Scacchi (Italian Matzah Pie)
Adapted from Joyce Goldstein’s Cucina Ebraica
6 tablespoons olive oil
2 small onions, chopped
1 pound ground beef
1 small jar of marinated artichoke hearts (I used a 340 ml but it would be increased to 500 ml), drained and chopped
1 pound spinach, coarsely chopped
4 tablespoons fresh flat-leaf parsley, chopped
1 ½ teaspoons ground cinnamon
½ teaspoon freshly grated nutmeg
Salt and pepper, to taste
1 cup chicken or vegetable broth
Warm 2 tablespoons of olive oil in a pan over medium heat. Add one onion and sauté until the onion is soft, about 5 to 6 minutes. Raise the heat to medium high and add the beef and the cinnamon. Cook until the meat starts to brown, about 10 minutes. Remove from the heat, season with salt and pepper and stir in 2 tablespoons of parsley. Set aside.
Warm two tablespoons of olive oil in a pan over medium heat. Add the second onion and two tablespoons of parsley, and sauté until the onion is soft, about 5 to 6 minutes. Add the artichokes and the spinach to the pan. Reduce the heat to low and cook slowly until the mixture is dry, 10 to 15 minutes. Season with salt, pepper and nutmeg. Mix with the beef mixture and set aside.
Preheat over to 350 degrees. Brush two 8 x 8 square baking pans with 1 tablespoon of olive oil each (I used two baking pans because that’s what I had on had but you could also use one bigger pan).
Soak the matzahs in warm water to soften, about 1 to 2 minutes. You want them to be slightly soft and pliable but not mushy.

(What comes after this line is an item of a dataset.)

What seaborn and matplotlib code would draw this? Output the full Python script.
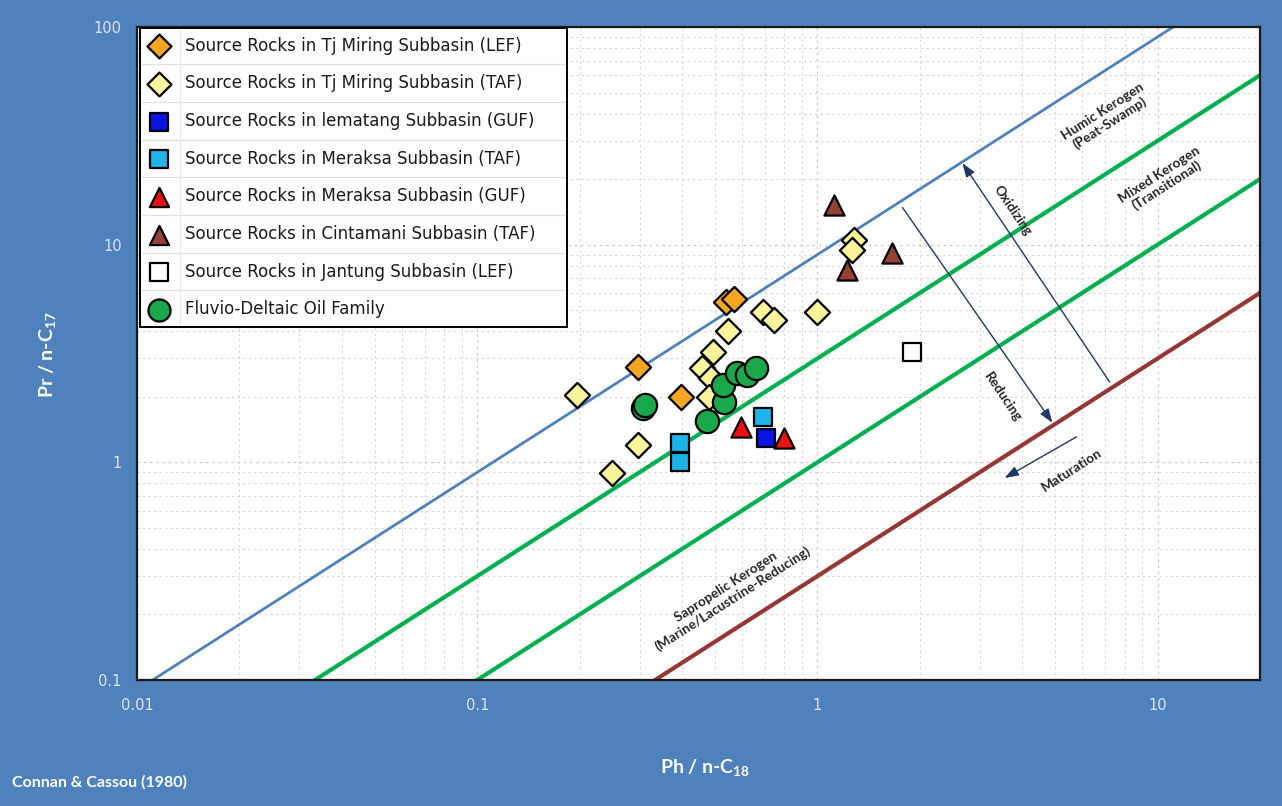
import numpy as np
import matplotlib
matplotlib.use("Agg")
import matplotlib.pyplot as plt
from matplotlib.lines import Line2D
from matplotlib.ticker import LogLocator, FuncFormatter, NullFormatter
import seaborn as sns

# ------------------------------------------------------------------
# Data (Ph/n-C18 vs Pr/n-C17)
# ------------------------------------------------------------------
tjm_lef_x = [0.297, 0.398, 0.540, 0.570]
tjm_lef_y = [2.74, 2.00, 5.45, 5.63]

tjm_taf_x = [0.197, 0.297, 0.249, 0.459, 0.494, 0.488, 0.481, 0.547, 0.693, 0.747, 1.00, 1.28, 1.26]
tjm_taf_y = [2.04, 1.20, 0.89, 2.71, 3.21, 2.44, 2.00, 4.01, 4.91, 4.51, 4.91, 10.5, 9.46]

lem_guf_x = [0.708]
lem_guf_y = [1.29]

mer_taf_x = [0.395, 0.395, 0.693]
mer_taf_y = [1.23, 1.00, 1.62]

mer_guf_x = [0.597, 0.80]
mer_guf_y = [1.45, 1.29]

cin_taf_x = [1.12, 1.22, 1.66]
cin_taf_y = [15.2, 7.65, 9.16]

jan_lef_x = [1.90]
jan_lef_y = [3.21]

oil_x = [0.308, 0.312, 0.474, 0.533, 0.529, 0.582, 0.622, 0.662]
oil_y = [1.78, 1.84, 1.55, 1.89, 2.27, 2.57, 2.52, 2.71]

# kerogen boundary lines: Pr/n-C17 = ratio * Ph/n-C18
boundary_ratio = [9.0, 3.0, 1.0, 0.3]
boundary_color = ["#4f81bd", "#00b050", "#00b050", "#953735"]
boundary_width = [2.0, 3.0, 3.0, 3.0]

x_ticks = [0.01, 0.1, 1, 10]
y_ticks = [0.1, 1, 10, 100]

BG = "#4f81bd"
TICK_COL = "#dce6f2"

sns.set_theme(style="white")
plt.rcParams["font.family"] = ["DejaVu Sans"]
plt.rcParams["mathtext.default"] = "regular"

fig = plt.figure(figsize=(12.82, 8.06), dpi=100, facecolor=BG)
ax = fig.add_axes([0.1069, 0.1563, 0.9828 - 0.1069, 0.9665 - 0.1563])
ax.set_facecolor("white")
ax.set_xscale("log")
ax.set_yscale("log")
ax.set_xlim(0.01, 20)
ax.set_ylim(0.1, 100)

# grid
ax.xaxis.set_major_locator(LogLocator(base=10))
ax.yaxis.set_major_locator(LogLocator(base=10))
ax.xaxis.set_minor_locator(LogLocator(base=10, subs=np.arange(2, 10)))
ax.yaxis.set_minor_locator(LogLocator(base=10, subs=np.arange(2, 10)))
ax.grid(which="major", color="#c9c9c9", lw=0.9, ls=(0, (2, 3)))
ax.grid(which="minor", color="#d6d6d6", lw=0.8, ls=(0, (2, 3)))
ax.set_axisbelow(True)

# boundary lines
line_x = np.array([0.01, 20.0])
for r, c, w in zip(boundary_ratio, boundary_color, boundary_width):
    sns.lineplot(x=line_x, y=r * line_x, ax=ax, color=c, lw=w, zorder=2)

# scatter series
series = [
    (tjm_lef_x, tjm_lef_y, "D", "#f4a620", 165, "Source Rocks in Tj Miring Subbasin (LEF)"),
    (tjm_taf_x, tjm_taf_y, "D", "#faf59a", 165, "Source Rocks in Tj Miring Subbasin (TAF)"),
    (lem_guf_x, lem_guf_y, "s", "#0a14e0", 185, "Source Rocks in lematang Subbasin (GUF)"),
    (mer_taf_x, mer_taf_y, "s", "#1eb4ea", 185, "Source Rocks in Meraksa Subbasin (TAF)"),
    (mer_guf_x, mer_guf_y, "^", "#ee1010", 210, "Source Rocks in Meraksa Subbasin (GUF)"),
    (cin_taf_x, cin_taf_y, "^", "#96403a", 210, "Source Rocks in Cintamani Subbasin (TAF)"),
    (jan_lef_x, jan_lef_y, "s", "white", 185, "Source Rocks in Jantung Subbasin (LEF)"),
    (oil_x, oil_y, "o", "#1aa84c", 280, "Fluvio-Deltaic Oil Family"),
]
for xs, ys, mk, col, size, lab in series:
    sns.scatterplot(x=xs, y=ys, ax=ax, marker=mk, color=col, s=size,
                    edgecolor="black", linewidth=1.6, label=lab, zorder=3)

# ticks
fmt = FuncFormatter(lambda v, p: f"{v:g}")
ax.set_xticks(x_ticks)
ax.set_yticks(y_ticks)
ax.xaxis.set_major_formatter(fmt)
ax.yaxis.set_major_formatter(fmt)
ax.xaxis.set_minor_formatter(NullFormatter())
ax.yaxis.set_minor_formatter(NullFormatter())
ax.tick_params(which="both", length=0, colors=TICK_COL, labelsize=10.5)
ax.tick_params(axis="x", pad=13)
ax.tick_params(axis="y", pad=11)
for s in ax.spines.values():
    s.set_color("#1a1a1a")
    s.set_linewidth(1.6)
ax.set_xlabel("")
ax.set_ylabel("")

# legend (fixed width box like the table in the original)
leg = ax.legend(loc="upper left", bbox_to_anchor=(0.0027, 0.0, 0.380, 0.998), mode="expand",
                borderaxespad=0.0, frameon=True, fancybox=False, edgecolor="black",
                framealpha=1, fontsize=12, labelspacing=1.18, handletextpad=0.9,
                borderpad=0.5, handlelength=1.3, markerscale=0.95)
leg.get_frame().set_linewidth(1.4)
for t in leg.get_texts():
    t.set_color("#1a1a1a")
leg.set_zorder(5)

# annotations
NAVY = "#1f3864"
txt_kw = dict(fontsize=9.8, fontweight="bold", color="#262626", ha="center", va="center",
              rotation_mode="anchor", family=["Lato", "DejaVu Sans"], linespacing=1.1)
ax.text(7.08, 38.6, "Humic Kerogen\n(Peat-Swamp)", rotation=32.6, **txt_kw)
ax.text(10.4, 19.8, "Mixed Kerogen\n(Transitional)", rotation=32.6, **txt_kw)
ax.text(0.551, 0.251, "Sapropelic Kerogen\n(Marine/Lacustrine-Reducing)", rotation=32.6, **txt_kw)
ax.text(5.58, 0.92, "Maturation", rotation=32.6, **txt_kw)
ax.text(3.75, 14.4, "Oxidizing", rotation=-56, **txt_kw)
ax.text(3.5, 2.0, "Reducing", rotation=-56, **txt_kw)

arr = dict(arrowstyle="-|>,head_length=0.7,head_width=0.25", color=NAVY, lw=1.0,
           shrinkA=0, shrinkB=0)
ax.annotate("", xy=(2.67, 23.7), xytext=(7.23, 2.34), arrowprops=arr, zorder=2)
ax.annotate("", xy=(4.91, 1.52), xytext=(1.78, 14.8), arrowprops=arr, zorder=2)
ax.annotate("", xy=(3.55, 0.847), xytext=(5.78, 1.31), arrowprops=arr, zorder=2)

# axis titles and credit
lab_kw = dict(color="white", fontweight="bold", family=["Lato", "DejaVu Sans"])
fig.text(705 / 1282, 1 - 768 / 806, "Ph / n-C$_{18}$", ha="center", va="center", fontsize=14, **lab_kw)
fig.text(48 / 1282, 1 - 355 / 806, "Pr / n-C$_{17}$", ha="center", va="center", rotation=90, fontsize=14, **lab_kw)
fig.text(12 / 1282, 1 - 782 / 806, "Connan & Cassou (1980)", ha="left", va="center", fontsize=11.5, **lab_kw)

# table-like separators in the legend
fig.canvas.draw()
inv = fig.transFigure.inverted()
frame = leg.get_frame().get_window_extent()
texts = [t.get_window_extent() for t in leg.get_texts()]
for a, b in zip(texts[:-1], texts[1:]):
    ym = (a.y0 + b.y1) / 2
    (x0, y0), (x1, y1) = inv.transform([(frame.x0 + 2, ym), (frame.x1 - 2, ym)])
    fig.add_artist(Line2D([x0, x1], [y0, y1], transform=fig.transFigure, color="#e0e0e0", lw=0.9, zorder=6))
xv = texts[0].x0 - 5
(x0, y0), (x1, y1) = inv.transform([(xv, frame.y0 + 2), (xv, frame.y1 - 2)])
fig.add_artist(Line2D([x0, x1], [y0, y1], transform=fig.transFigure, color="#e8e8e8", lw=0.9, zorder=6))

fig.savefig("out.png", dpi=100, facecolor=BG)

Line the baking pan with matzah, spread with the vegetable and meat mixture and cover with another matzah. Continue with these layers until your pan is filled. In my case one pan had 2 layers and the second pan had one layer. In a bowl, whisk together the eggs and the chicken broth and pour evenly over the matzah pies (I would suggest to pour a bit more of the mixture over the matzah pie with more layers), and shake the pans to distribute the liquids evenly.
Bake until golden brown, 20 to 25 minutes. Remove from the oven and let stand for 10 minutes before serving.